In this post, we will discuss robots.txt and it's usage.
What is robots.txt?
It is part of Robots Exclusion Protocol(REP) and an optional file located at the root directory of your website to tell the webmasters, search engines and other robots about the crawling preferences and instructions of the website. In general, most of the popular and good webmasters, search engines follow the website preferences, but it might not be the case always with malware.
We can also specify the master sitemap file location in robots.txt which is used by the search engine robots to crawl the web pages listed in it.
What are the advantages of robots.txt?
- It instructs search engine and other robots to crawl the web pages to follow REP.
- It allows/disallows the robots to crawl the site pages for indexing.
- It can avoid crawling and indexing of duplicate pages on your website like the print version of the same page.
- Having proper robots.txt file will have a considerable impact on the site SEO.
What tags are allowed within the robots.txt file?
- User-agent: It accepts either * to mark the rules for all the robots or the robot name for a specific robot.

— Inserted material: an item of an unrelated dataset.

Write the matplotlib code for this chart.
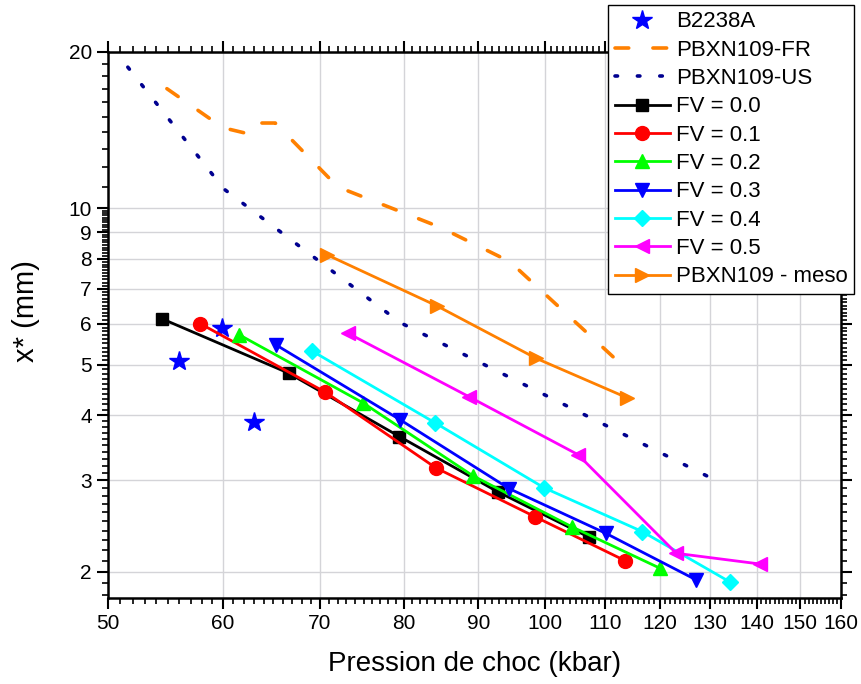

- Disallow: It consists of a resource(page, directory or file) location to block crawling. If left blank, it allows crawling the whole site.
- Allow: It's specific to Googlebot and overrides the Disallow: instructions to tell robots to crawl specific parts though crawling is disabled.
- Sitemap: It consists of the location of sitemap having site links and instructions.
How to use robots.txt?
In this section, we will discuss most of the common patterns to use robots.txt.
User-agent: * Disallow: /
It's useful in the cases where webmasters do not want indexing of their sites. The possible scenarios include new sites, private sites, sites under construction.
User-agent: * Disallow:
It's the simplest form to allow robots to crawl any data without any restrictions.
Though we can place the sitemap.xml file at any publicly accessible location, it's good to place it at web root of the website. We can even use a different name. We can have links to other sitemaps within the main sitemap.
Allow Single Directory
User-agent: * Disallow: / Allow: /blog/
We can instruct the robots to crawl pages available in a single directory. We can specify only one directory in a line, though we can allow the robots to crawl multiple directories by having one permission on a line. Note that the Allow works only with Googlebot and does not have an impact on any other robots.
Allow Single Page
User-agent: * Disallow: / Allow: /index.html Allow: /about-us.html
Similar to the single directory, we can allow the crawlers to crawl only one page. The instructions can have one page in a line, though multiple entries are possible as shown above.
We can also mix directory and pages as mentioned below keeping one rule in a line.
User-agent: * Disallow: / Allow: /index.html Allow: /blog/
Selective User Agents
User-agent: * Disallow: / Allow: /index.html User-agent: Googlebot Allow: / User-agent: discobot Disallow: /
The above example disallows all the robots and allows Googlebot to crawl only the landing page of the website, but at the same time, it allows Googlebot to crawl any part of the website. It also shows how to completely disallows discobot to crawl the entire website.